- Directed by: Tim King
- Starring: Gina McKee; Mia Souteriou; Sonia Smyles; Lorna Heilbron; Paul Jesson; Rachel Bell; Maggie Wells; Dominique Barnes; Andrew Rigby; Christopher Denham; Beth Porter; Mark Elwes; David Blake Kelly; Sarah Doyle; Debbie Killingback;
- Country of origin: United Kingdom

Production
- Producer: Brenda Reid
- Production company: BBC

Original release
- Network: BBC2
- Release: 11 August 1985

= Queen of Hearts (TV play) =

Queen of Hearts is a television play, written by Paula Milne, directed by Tim King, and produced by Brenda Reid. It was first shown on BBC2 on Sunday 11 August 1985, and repeated on 28 August 1985.

==Content==
Queen of Hearts starred Shakespearean actress Lorna Heilbron as Ann Drury, a bored, frustrated, but attractive middle-class housewife living in an area where prostitution had begun to arouse comment.

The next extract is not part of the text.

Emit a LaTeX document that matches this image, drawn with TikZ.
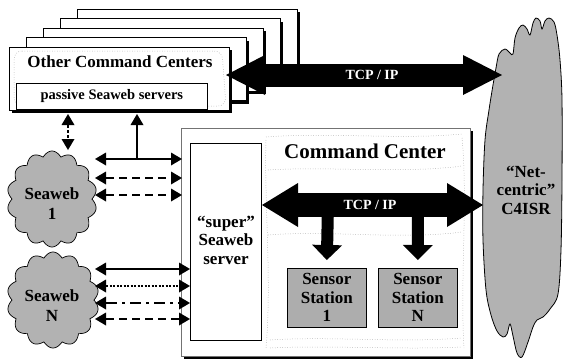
\documentclass[tikz,border=0pt]{standalone}
\usepackage{fontspec}
\setmainfont{Liberation Serif}
\usetikzlibrary{arrows.meta,calc}
\begin{document}
\begin{tikzpicture}[x=1pt,y=-1pt,
  tipS/.tip={Triangle[length=11pt,width=13pt,line width=0pt]},
  linkarr/.style={line width=2.4pt,tipS-tipS},
  uparr/.style={line width=2.4pt,-tipS},
  bigtip/.tip={Triangle[length=39pt,width=40pt,line width=0pt]},
  midtip/.tip={Triangle[length=36pt,width=44pt,line width=0pt]},
  downtip/.tip={Triangle[length=15pt,width=30pt,line width=0pt]},
  bigarr/.style={line width=23pt,bigtip-bigtip},
  midarr/.style={line width=24pt,midtip-midtip},
  downarr/.style={line width=12pt,-downtip},
  whitebox/.style={draw=black,line width=0.7pt,fill=white,inner sep=0pt,anchor=north west},
  sensorbox/.style={draw=black,line width=0.7pt,fill=black!32,inner sep=0pt,anchor=north west,
    minimum width=79pt,minimum height=59pt,align=center,font=\fontsize{17}{18.5}\selectfont\bfseries},
  cloudfill/.style={draw=black,line width=0.7pt,fill=black!30},
  texture/.style={draw=black!45,line width=0.5pt,dotted},
  lbl/.style={font=\fontsize{17}{18.5}\selectfont\bfseries,align=center,inner sep=0pt}
]
\useasboundingbox (0,0) rectangle (565,360);

% stacked other command centers (back to front)
\foreach \i in {4,3,2,1} {
  \fill (9+17*\i+3,47-9.4*\i+3) rectangle (229+17*\i+3,110-9.4*\i+3);
  \draw[fill=white,line width=0.7pt] (9+17*\i,47-9.4*\i) rectangle (229+17*\i,110-9.4*\i);
}
\fill (12,50) rectangle (232,113);
\node[whitebox,minimum width=220pt,minimum height=63pt] (occ) at (9,47) {};
\draw[texture,rounded corners=8pt] (14,51) -- (222,51) -- (226,106) -- (14,106) -- cycle;
\node[lbl,font=\fontsize{17}{18}\selectfont\bfseries] (occt) at (120,62) {Other Command Centers};
\node[whitebox,minimum width=191pt,minimum height=26pt,font=\fontsize{14.5}{16}\selectfont\bfseries] (pass) at (16,83) {passive Seaweb servers};

% Net-centric C4ISR cloud
\draw[cloudfill,line width=0.8pt] plot[smooth cycle,tension=0.55] coordinates {
 (496,68) (499,54) (505,49) (510,53) (513,54) (515,38) (519,28) (523,25) (527,29) (530,35)
 (533,23) (536,18) (540,21) (542,29) (545,21) (549,18) (554,22) (557,35) (560,60) (562,100)
 (562,180) (561,250) (558,294) (550,309) (543,317) (537,320) (533,327) (528,342) (522,357)
 (517,353) (513,336) (510,324) (507,334) (503,337) (497,331) (491,315) (486,290) (483,240)
 (483,190) (485,140) (489,110) (493,85)};
\node[lbl] (c4) at (526,190) {``Net-\\centric''\\C4ISR};

% big TCP/IP arrow
\coordinate (tcpL) at (226,75);
\coordinate (tcpR) at (502,75);
\draw[bigarr] (tcpL) -- (tcpR);
\node[lbl,text=white,font=\fontsize{14}{16}\selectfont\bfseries] (tcp1) at (372,75) {TCP / IP};

% command center
\fill (184,131) rectangle (473,359);
\node[whitebox,draw=black!55,line width=0.6pt,minimum width=289pt,minimum height=228pt] (cc) at (181,128) {};
\draw[texture] (266,137) .. controls (330,132) and (400,140) .. (462,134);
\draw[texture] (268,170) .. controls (330,166) and (400,174) .. (462,166);
\draw[texture] (266,140) .. controls (264,200) and (272,280) .. (266,348);
\draw[texture] (462,138) .. controls (468,200) and (460,280) .. (464,348);
\draw[texture] (268,235) .. controls (330,230) and (400,240) .. (462,232);
\draw[texture] (270,340) .. controls (330,336) and (400,343) .. (462,338);
\draw[texture] (270,348) .. controls (330,345) and (400,350) .. (462,347);
\node[lbl,font=\fontsize{21}{24}\selectfont\bfseries] (cct) at (365,151) {Command Center};

\node[whitebox,minimum width=71pt,minimum height=197pt] (ss) at (190,143) {};
\node[lbl] (sst) at (226,240) {``super''\\Seaweb\\server};

% sensor stations
\node[sensorbox] (s1) at (287,268) {Sensor\\Station\\1};
\node[sensorbox] (sN) at (378,268) {Sensor\\Station\\N};

% inner TCP/IP arrow
\coordinate (tcp2L) at (262,205);
\coordinate (tcp2R) at (483,205);
\draw[midarr] (tcp2L) -- (tcp2R);
\coordinate (d1) at (328,205);
\coordinate (dN) at (418,205);
\draw[downarr] (d1) -- ($(s1.north |- d1)+(0,55)$);
\draw[downarr] (dN) -- ($(sN.north |- dN)+(0,55)$);
\node[lbl,text=white,font=\fontsize{14}{16}\selectfont\bfseries] (tcp2) at (370,205) {TCP / IP};

% Seaweb clouds
\draw[cloudfill] plot[domain=0:360,samples=337,variable=\t]
  ({52+(40+5*abs(sin(7*\t)))*cos(\t)},{199+(43+5*abs(sin(7*\t)))*sin(\t)}) -- cycle;
\node[lbl,font=\fontsize{17}{20}\selectfont\bfseries] (sw1) at (52,204) {Seaweb\\1};
\draw[cloudfill] plot[domain=0:360,samples=337,variable=\t]
  ({53+(41+5*abs(sin(7*\t)))*cos(\t)},{300+(43+5*abs(sin(7*\t)))*sin(\t)}) -- cycle;
\node[lbl,font=\fontsize{17}{20}\selectfont\bfseries] (swN) at (52,306) {Seaweb\\N};

% links
\coordinate (v1t) at (68,114);
\coordinate (v1b) at (68,150);
\draw[linkarr,dash pattern=on 3pt off 2pt] (v1t) -- (v1b);
\coordinate (a1L) at (95,159); \coordinate (a1R) at (182,159);
\coordinate (a2L) at (95,178); \coordinate (a2R) at (182,178);
\coordinate (a3L) at (95,195); \coordinate (a3R) at (182,195);
\coordinate (up) at (137,159);
\coordinate (upT) at (137,114);
\draw[linkarr] (a1L) -- (a1R);
\draw[uparr] (up) -- (upT);
\draw[linkarr,dash pattern=on 8pt off 5pt] (a2L) -- (a2R);
\draw[linkarr,dash pattern=on 8pt off 5pt] (a3L) -- (a3R);

\coordinate (b1L) at (95,269); \coordinate (b1R) at (190,269);
\coordinate (b2L) at (95,286); \coordinate (b2R) at (190,286);
\coordinate (b3L) at (95,303); \coordinate (b3R) at (190,303);
\coordinate (b4L) at (95,319); \coordinate (b4R) at (190,319);
\draw[linkarr] (b1L) -- (b1R);
\draw[linkarr,dash pattern=on 2pt off 1.5pt] (b2L) -- (b2R);
\draw[linkarr,dash pattern=on 11pt off 5pt on 3pt off 5pt] (b3L) -- (b3R);
\draw[linkarr,dash pattern=on 8pt off 5pt] (b4L) -- (b4R);
\end{tikzpicture}
\end{document}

Two factors encouraged Mrs Drury briefly to try out being a prostitute herself: an admission by her husband (Paul Jesson) that he himself had once consorted with a call girl and her trying on some black lingerie belonging to her teenage daughter (Dominique Barnes) while she was alone in the house. Her experience with a client gave her a fresh sense of her sexuality, though her husband's rather underwhelmed response when she sought to entice him with lace underwear and stockings had the effect of returning her to her previous rather staid existence.